= California Code of Civil Procedure =

Codification of the law of civil procedure in the U.S. state of California

The California Code of Civil Procedure (abbreviated to Code Civ. Proc. in the California Style Manual (Note: The Bluebook recommends Civ. Proc. Code, but this abbreviation is rarely used in California except by the most dedicated Bluebook purists.) or just CCP in treatises and other less formal contexts) is a California code enacted by the California State Legislature in March 1872 as the general codification of the law of civil procedure in the U.S. state of California, along with the three other original Codes. (Note: The others were the Civil Code, the Penal Code and the Political Code.) It contains most California statutes that govern the filing and litigation of lawsuits in the Superior Courts of California, as well as legal notices that must be given in a variety of circumstances. It also includes statutes of limitations that control the period of time during which a lawsuit may be commenced. The Code originally governed the legal profession, but those were later moved to the Business and Professions Code.

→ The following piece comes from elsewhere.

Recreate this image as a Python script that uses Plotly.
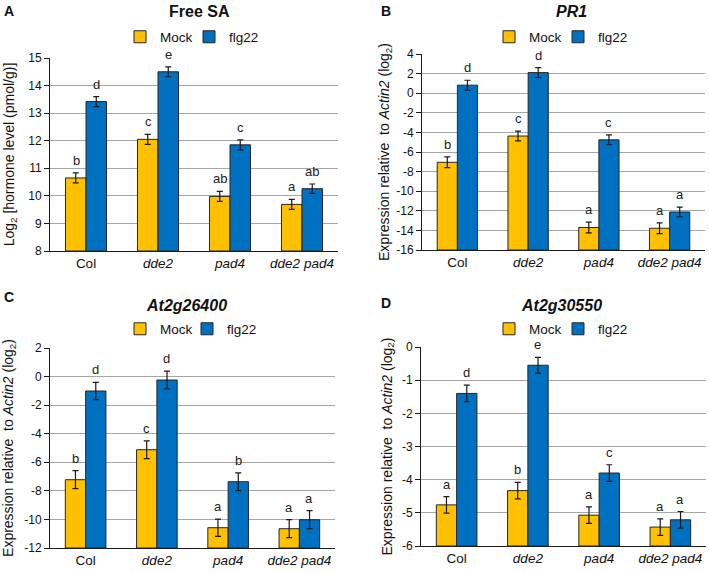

Originally, the CCP was the codification of the Practice Act of 1851, as amended and revised. In turn, the Practice Act had been modeled after the New York Code of Civil Procedure of 1850, which was largely drafted by the law reformer David Dudley Field II. Hence, California is considered to be a "Field Code" state. The code took effect at twelve noon on 1 January 1873.

Like the 28 other California Codes, the CCP is frequently amended by the legislature. Unlike most other states, California never followed the federal trend towards transferring authority over procedural law to the courts through statutes like the federal Rules Enabling Act. Instead, the California Rules of Court cover only relatively minor matters such as the formatting of court papers and case management rules implementing the Trial Court Delay Reduction Act of 1986.

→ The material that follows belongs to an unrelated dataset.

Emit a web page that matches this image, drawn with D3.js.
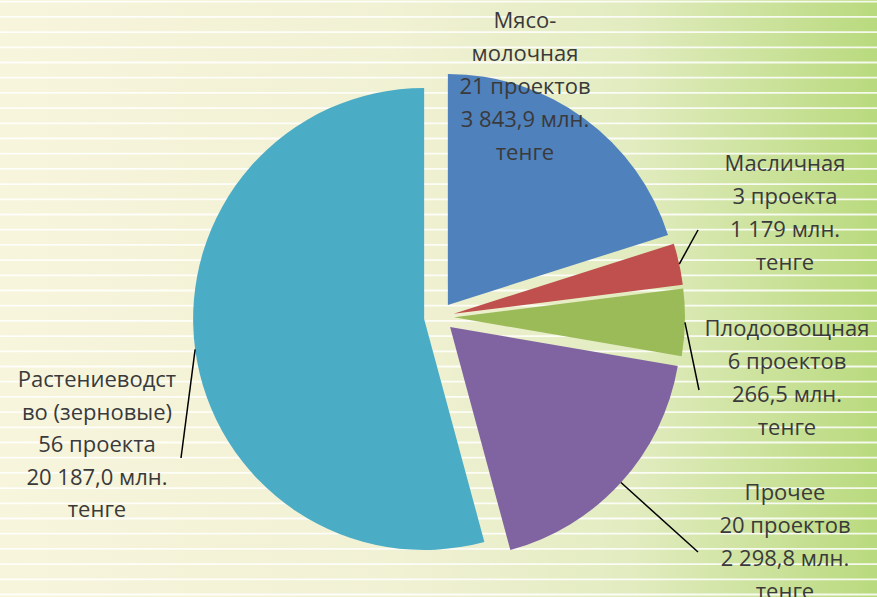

Nearly all important procedural provisions (i.e., the ones that can make or break a case) continue to exist in the form of CCP sections. As a result, whenever the Judicial Council of California identifies a major defect in California civil procedure, it cannot fix it by promulgating a new court rule, but must instead lobby the legislature and governor to amend the code.

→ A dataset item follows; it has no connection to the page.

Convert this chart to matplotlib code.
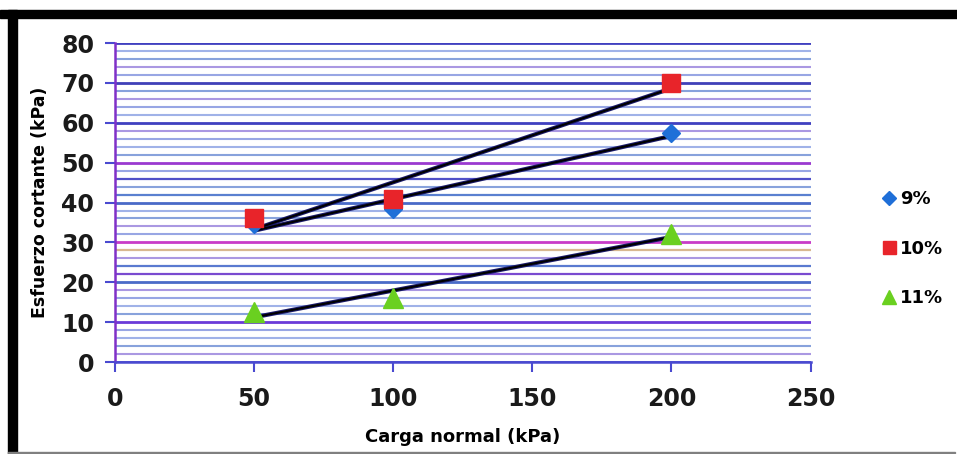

Today, the California Code of Civil Procedure is comprehensive only with regard to trial court procedure. As a result of a bill pushed through the legislature at the suggestion of Chief Justice Phil S. Gibson in 1941, appellate procedure in California is governed primarily by the California Rules of Court (specifically, Title 8, Appellate Rules).

==Legal interpretation==
Section 4 states that the provisions of the code and all proceedings under it are to be "liberally" construed: the common law rule that statutes "are to be strictly construed" has no application within the code.

==Pleading==
As a Field Code state, California continues to subscribe to the "primary right" or "ultimate fact" theory of pleading (also known as "fact pleading") which has been traditionally followed by Field Code states. This means that California adheres to an arcane distinction between what constitutes pleading of a mere "fact", versus an "ultimate fact", versus a "conclusion of law". California is one of two states, the other being Virginia, which uses the demurrer as the primary pre-answer attack on the complaint. Most states and the federal courts have switched to modern "notice pleading" and use the motion to dismiss for failure to state a cause of action instead of the demurrer.

==Law of Evidence==
The CCP partially codified the law of evidence, but in 1965, its evidentiary provisions were repealed and replaced by the new California Evidence Code, which unlike the CCP, was deliberately intended to displace and supersede the common law of evidence.